God’s Golden Years
    
      The other day, as I drove down the street near my home, I spared a glance 
      at the sign board of a Baptist church. It read, equivocally, GOD’S 
      RETIREMENT BENEFITS ARE GREAT. Yes, yes, I know what they meant, especially 
      since it was spelled out at greater length on the reverse side: “Work 
      for God; His retirement benefits are great.” That by itself is pretty 
      crass theology. As Romans 4:4 says, “Now to one who works, his wages 
      are not reckoned as a gift but as his due.” But I can’t blame 
      the signboard writer for sacrificing theology for the sake of a good joke. 
      And the joke was on him! At least in the abridged version, what was I to 
      think but that the Almighty had decided to hang up the gloves, to throw 
      in the towel? One might find him henceforth strolling, with white belt and 
      loafers, along the sidewalks of Miami Beach. 
    
      Nietzsche’s mad prophet proclaimed, with great drama and wide eyes, 
      spittle flying, that “God is dead!” Compared with that, the 
      news that he has merely gone out to pasture seems anticlimactic indeed. 

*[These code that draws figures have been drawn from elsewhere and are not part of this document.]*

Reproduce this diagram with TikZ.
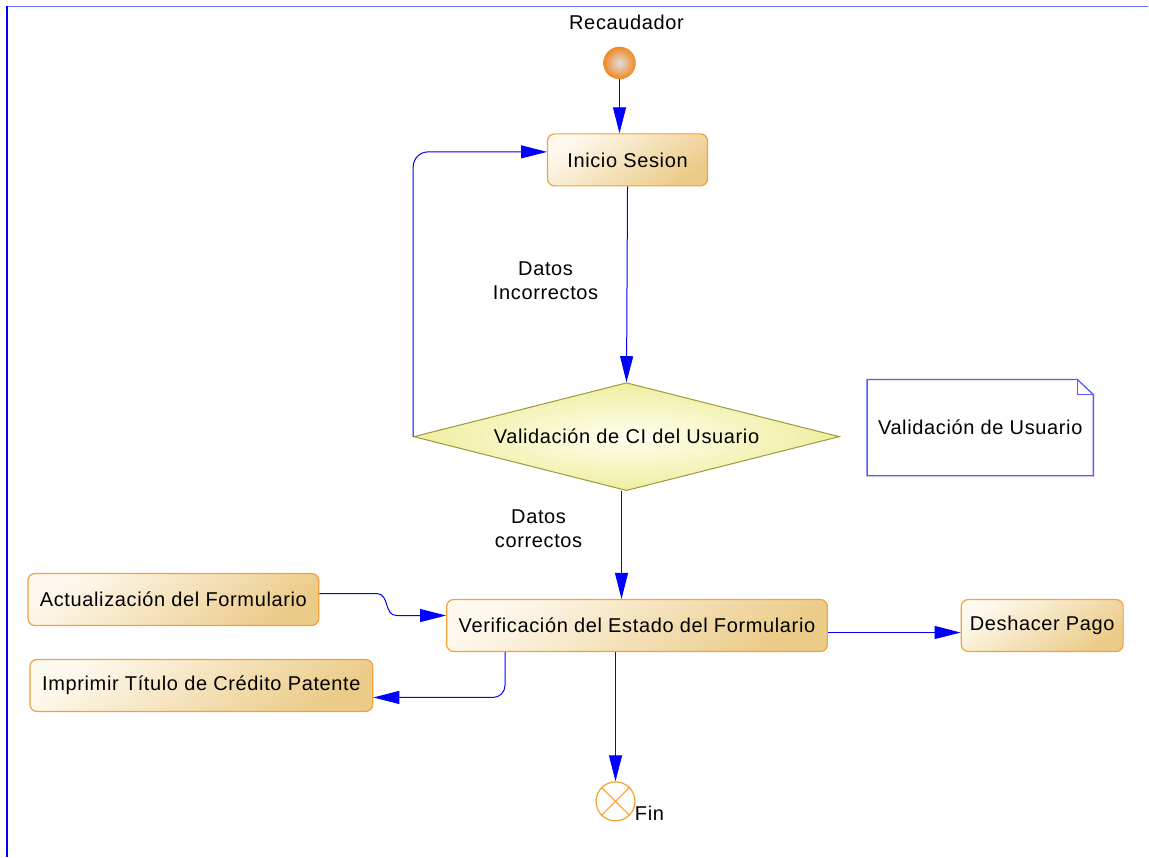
\documentclass[tikz,border=0pt]{standalone}
\usepackage{fontspec}
\setmainfont[LetterSpace=3.2]{Liberation Sans}
\usetikzlibrary{arrows.meta,shapes.geometric}

\definecolor{actlight}{HTML}{FEF9EE}
\definecolor{actdark}{HTML}{EBCB88}
\definecolor{actline}{HTML}{F5A03A}
\definecolor{declight}{HTML}{FFFFF0}
\definecolor{decdark}{HTML}{EEEEA0}
\definecolor{decline}{HTML}{A09838}
\definecolor{frameline}{HTML}{6E6EFF}
\definecolor{startorange}{HTML}{F08A24}

\begin{document}
\begin{tikzpicture}[x=1pt,y=-1pt,>={Triangle[length=26pt,width=13pt]},
                    font=\fontsize{20}{24}\selectfont,
                    act/.style={rectangle,rounded corners=7pt,draw=actline,line width=1.2pt,
                                top color=actlight,bottom color=actdark,shading angle=35,
                                inner sep=0pt,minimum height=52pt},
                    dec/.style={diamond,aspect=3.94,draw=decline,line width=1pt,
                                inner color=declight,outer color=decdark,inner sep=0pt,
                                minimum width=426pt,minimum height=108pt},
                    flow/.style={draw=blue,line width=1pt,->},
                    noteline/.style={draw=blue!65,line width=1.3pt}]
  \fill[white] (0,0) rectangle (1149,858);
  % frame of the swimlane
  \draw[frameline,line width=1.8pt] (7,6.5) -- (1149,6.5);
  \draw[blue,line width=1.3pt] (7,6.5) -- (7,858);
  \node (rec) at (627,22) {Recaudador};
  % start and login
  \node[circle,draw=startorange,inner color=gray!25,outer color=startorange,
        minimum size=32pt,inner sep=0pt] (ini) at (620,63) {};
  \node[act,minimum width=160pt] (inicio) at (628,160) {Inicio Sesion};
  \node[dec] (valid) at (627,437) {Validación de CI del Usuario};
  \node[align=center] (lbinc) at (546,281) {Datos\\Incorrectos};
  \node[align=center] (lbcor) at (539,529) {Datos\\correctos};
  % note
  \node[minimum width=226pt,minimum height=96pt,inner sep=0pt] (note) at (981,428) {Validación de Usuario};
  \draw[noteline] (note.north west) -- ([xshift=-16pt]note.north east) -- ([yshift=-15pt]note.north east)
                  -- (note.south east) -- (note.south west) -- cycle;
  \draw[noteline] ([xshift=-16pt]note.north east) |- ([yshift=-15pt]note.north east);
  % form activities
  \node[act,minimum width=381pt] (verif) at (637.5,626) {Verificación del Estado del Formulario};
  \node[act,minimum width=291pt] (actual) at (173.5,600) {Actualización del Formulario};
  \node[act,minimum width=343pt] (impr) at (201.5,686) {Imprimir Título de Crédito Patente};
  \node[act,minimum width=162pt] (desh) at (1043,626) {Deshacer Pago};
  % end
  \node[circle,draw=actline,line width=1.2pt,fill=white,minimum size=39pt,inner sep=0pt] (fin) at (616,802) {};
  \draw[actline,line width=1pt] (fin.north west) -- (fin.south east) (fin.north east) -- (fin.south west);
  \node (finlbl) at (650,814) {Fin};
  % transitions
  \draw[flow] (ini) -- (ini |- inicio.north);
  \draw[flow] (inicio.south) -- (valid.north);
  \draw[flow,rounded corners=15pt] (valid.west) |- ([yshift=8pt]inicio.west);
  \draw[flow] ([xshift=-5pt]valid.south) -- ([xshift=-5pt]valid.south |- verif.north);
  \coordinate (a1) at (377,594);
  \coordinate (a2) at (397,616);
  \draw[flow] ([yshift=6pt]actual.east) -- (a1) .. controls (390,594) and (384,616) .. (a2) -- (a2 -| verif.west);
  \draw[flow] ([yshift=-7pt]verif.east) -- ([yshift=-7pt]verif.east -| desh.west);
  \draw[flow,rounded corners=12pt] ([xshift=59pt]verif.south west) |- ([yshift=-12pt]impr.east);
  \draw[flow] (fin.north |- verif.south) -- (fin.north);
\end{tikzpicture}
\end{document}
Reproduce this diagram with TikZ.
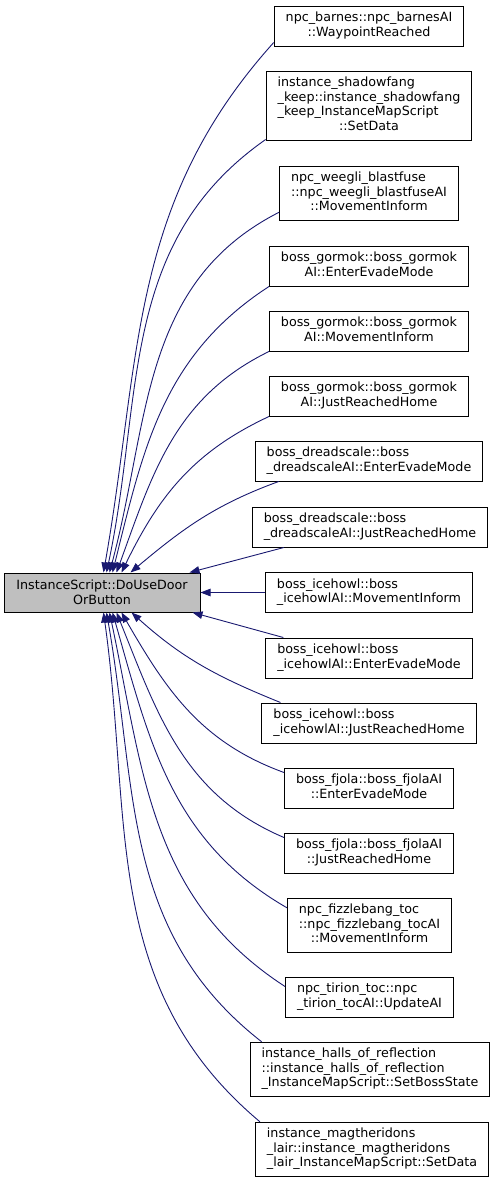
\documentclass[tikz,border=0pt]{standalone}
\usepackage{fontspec}
\setmainfont{DejaVu Sans}
\usetikzlibrary{arrows.meta, positioning}
\definecolor{edgeblue}{RGB}{25,25,112}
\definecolor{mainfill}{RGB}{191,191,191}
% all lines left, last line centred
\newcommand{\calltext}[2]{\begin{tabular}{@{}l@{}}#1\\\multicolumn{1}{@{}c@{}}{#2}\end{tabular}}
\tikzset{
  callerbox/.style={
    draw=black,
    line width=1pt,
    fill=white,
    inner xsep=11.5pt,
    inner ysep=5.5pt
  },
  mainbox/.style={
    draw=black,
    line width=1pt,
    fill=mainfill,
    align=center,
    inner sep=0pt,
    minimum width=196pt,
    minimum height=39pt
  },
  callarrow/.style={-{Triangle[length=10pt,width=7.5pt]}, draw=edgeblue, line width=0.9pt}
}
\begin{document}
\begin{tikzpicture}[
    x=1pt, y=1pt,
    font=\fontsize{12.7}{14.5}\selectfont
]
\useasboundingbox (0,0) rectangle (496,-1183);

\node[mainbox] (doorbtn) at (102,-592.5) {InstanceScript::DoUseDoor\\OrButton};

% callers, top to bottom
\node[callerbox] (barnes) at (369,-26)
{\calltext{npc\_barnes::npc\_barnesAI}{::WaypointReached}};
\node[callerbox] (shadowfang) at (369,-105.5)
{\calltext{instance\_shadowfang\\\_keep::instance\_shadowfang\\\_keep\_InstanceMapScript}{::SetData}};
\node[callerbox] (weegli) at (369,-193.5)
{\calltext{npc\_weegli\_blastfuse\\::npc\_weegli\_blastfuseAI}{::MovementInform}};
\node[callerbox] (gormokevade) at (369,-266)
{\calltext{boss\_gormok::boss\_gormok}{AI::EnterEvadeMode}};
\node[callerbox] (gormokmove) at (369,-331)
{\calltext{boss\_gormok::boss\_gormok}{AI::MovementInform}};
\node[callerbox] (gormokhome) at (369,-396)
{\calltext{boss\_gormok::boss\_gormok}{AI::JustReachedHome}};
\node[callerbox] (dreadevade) at (369,-461)
{\calltext{boss\_dreadscale::boss}{\_dreadscaleAI::EnterEvadeMode}};
\node[callerbox] (dreadhome) at (370,-527)
{\calltext{boss\_dreadscale::boss}{\_dreadscaleAI::JustReachedHome}};
\node[callerbox] (icehowlmove) at (369,-592.5)
{\calltext{boss\_icehowl::boss}{\_icehowlAI::MovementInform}};
\node[callerbox] (icehowlevade) at (369,-658)
{\calltext{boss\_icehowl::boss}{\_icehowlAI::EnterEvadeMode}};
\node[callerbox] (icehowlhome) at (369,-723)
{\calltext{boss\_icehowl::boss}{\_icehowlAI::JustReachedHome}};
\node[callerbox] (fjolaevade) at (369,-788)
{\calltext{boss\_fjola::boss\_fjolaAI}{::EnterEvadeMode}};
\node[callerbox] (fjolahome) at (369,-853)
{\calltext{boss\_fjola::boss\_fjolaAI}{::JustReachedHome}};
\node[callerbox] (fizzlebang) at (369.5,-925.5)
{\calltext{npc\_fizzlebang\_toc\\::npc\_fizzlebang\_tocAI}{::MovementInform}};
\node[callerbox] (tirion) at (369.5,-997)
{\calltext{npc\_tirion\_toc::npc}{\_tirion\_tocAI::UpdateAI}};
\node[callerbox] (halls) at (370,-1069.5)
{\calltext{instance\_halls\_of\_reflection\\::instance\_halls\_of\_reflection}{\_InstanceMapScript::SetBossState}};
\node[callerbox] (magtheridon) at (372,-1149.5)
{\calltext{instance\_magtheridons\\\_lair::instance\_magtheridons}{\_lair\_InstanceMapScript::SetData}};

% calls into the top of the main box
\draw[callarrow] ([yshift=4pt]barnes.south west) to[out=228, in=80] ([xshift=100pt]doorbtn.north west);
\draw[callarrow] ([yshift=1pt]shadowfang.south west) to[out=215, in=78] ([xshift=103pt]doorbtn.north west);
\draw[callarrow] ([yshift=9pt]weegli.south west) to[out=207, in=75] ([xshift=106pt]doorbtn.north west);
\draw[callarrow] (gormokevade.south west) to[out=213, in=76] ([xshift=109pt]doorbtn.north west);
\draw[callarrow] (gormokmove.south west) to[out=206, in=70] ([xshift=113pt]doorbtn.north west);
\draw[callarrow] (gormokhome.south west) to[out=205, in=64] ([xshift=118pt]doorbtn.north west);
\draw[callarrow] ([xshift=24pt]dreadevade.south west) to[out=200, in=40] ([xshift=127pt]doorbtn.north west);
\draw[callarrow] ([xshift=32pt]dreadhome.south west) -- ([xshift=186pt]doorbtn.north west);
% straight across
\draw[callarrow] (icehowlmove.west) -- (doorbtn.east);
% calls into the bottom of the main box
\draw[callarrow] ([xshift=18pt]icehowlevade.north west) -- ([xshift=189pt]doorbtn.south west);
\draw[callarrow] ([xshift=19pt]icehowlhome.north west) to[out=158, in=-42] ([xshift=128pt]doorbtn.south west);
\draw[callarrow] ([yshift=-5pt]fjolaevade.north west) to[out=160, in=-60] ([xshift=118pt]doorbtn.south west);
\draw[callarrow] ([yshift=-5pt]fjolahome.north west) to[out=157, in=-68] ([xshift=113pt]doorbtn.south west);
\draw[callarrow] ([yshift=-10pt]fizzlebang.north west) to[out=150, in=-74] ([xshift=109pt]doorbtn.south west);
\draw[callarrow] ([yshift=-10pt]tirion.north west) to[out=147, in=-78] ([xshift=106pt]doorbtn.south west);
\draw[callarrow] ([xshift=12pt]halls.north west) to[out=142, in=-80] ([xshift=103pt]doorbtn.south west);
\draw[callarrow] ([xshift=5pt]magtheridon.north west) to[out=140, in=-82] ([xshift=100pt]doorbtn.south west);
\end{tikzpicture}
\end{document}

      But it does explain a few things. If God has died, why, then, you and I 
      are left to don the mantel of the Superman, the Übermensch. It is ours 
      to create values, as the founders of our civilizations did. It is ours to 
      create the beauty of meaning. It is ours to shoulder the burden of fateful 
      greatness, and not another’s. But what if God has only retired?
    
      It appears to mean that the firm has been left intact, but in the less capable 
      hands of inept junior partners. Look at the leaders of the religions in 
      our day. There are the unspeakable mullahs of the Islamic Republic. Maybe 
      they ought to drop the “I” from the name and just call their 
      religion “Slam.” Because that’s what they’re looking 
      to do to everybody else. Maybe they ought to change the spelling of their 
      radioactive nuclear fuel to “Iranium.” The sorcerer’s 
      away, retired, and the apprentices are filling the world with dangerous, 
      perambulating brooms. One glad day, when their regime falls, my fond hope 
      is that the people of Iran will erect a nice marble public latrine over 
      Ayatollah Khomeini’s grave.
    
      Gaza, the Palestinian state, hitherto run by corrupt anti-Semites, al-Fatah, 
      is now to be “governed” by a set of even worse anti-Semites, 
      the rabid thugs of Hamas, who are so stupid that they believe the old Russian 
      hate-hoax The Protocols of the Elders of Zion which fancifully predicts 
      a cabal of Jews conspiring to take control of the world. It is all worthy 
      of Dale Gribble. What makes these anti-Semites worse than al-Fatah? Hamas 
      is run by religious zealots, in short, more self-appointed spokesmen for 
      Allah. Religion is so often idolatry pure and simple, and this is what happens 
      when devils make God in their own image. But they don’t know what 
      else to do! Allah has pocketed the golden watch and gone out to stud.
    
      American religion seems no less under the management of inept subordinates, 
      baffled bureaucrats, self-important school administra-tors. Roger Cardinal 
      Mahony recently told his flock not to obey a new Immigration law, should 
      it pass, that forbids sheltering illegal aliens. This is just why Protestants 
      always suspected Catholic involvement in politics: the Cardinal has become 
      a kind of liberal mullah who tells his congregation that they must follow 
      the laws of God (as defined by man) instead of inferior, merely human, civil 
      laws. Uh, isn’t that precisely the thinking of Osama bin-Laden, only 
      applied differently? Don’t you see: it is only by the luck of the 
      draw that it is applied differently! It’s like monarchy: it might 
      be just what you need in certain circumstances, but it’s the flip 
      of the coin. The next king might be a tyrant.
    
      But let me not let Protestants off unscathed. I saw the insufferable wolf 
      in sheep’s clothing, “Reverend” Barry Lynn on TV tonight 
      representing American United for the Separation of Church and State. That 
      is by no means their agenda. Instead they work to scour any expression of 
      religious identity from the public square. They are about as friendly to 
      religion as Hamas is to Jews. You don’t have to be a theocrat, a fundamentalist, 
      or even a religious person to recognize the right of religious Americans 
      to celebrate their faith in public ways. One can always approach it with 
      the generous pragmatism of Montgomery Burns: “Let the fools have their 
      tartar sauce!” Anyway, the Judas Goat Lynn was charging new Supreme 
      Court Justice Samuel Alito with violating the sacred, er, I mean, important 
      line between church and state by sending a thank-you note to James Dobson 
      (admittedly a right-wing goon) for his support during the nomination process. 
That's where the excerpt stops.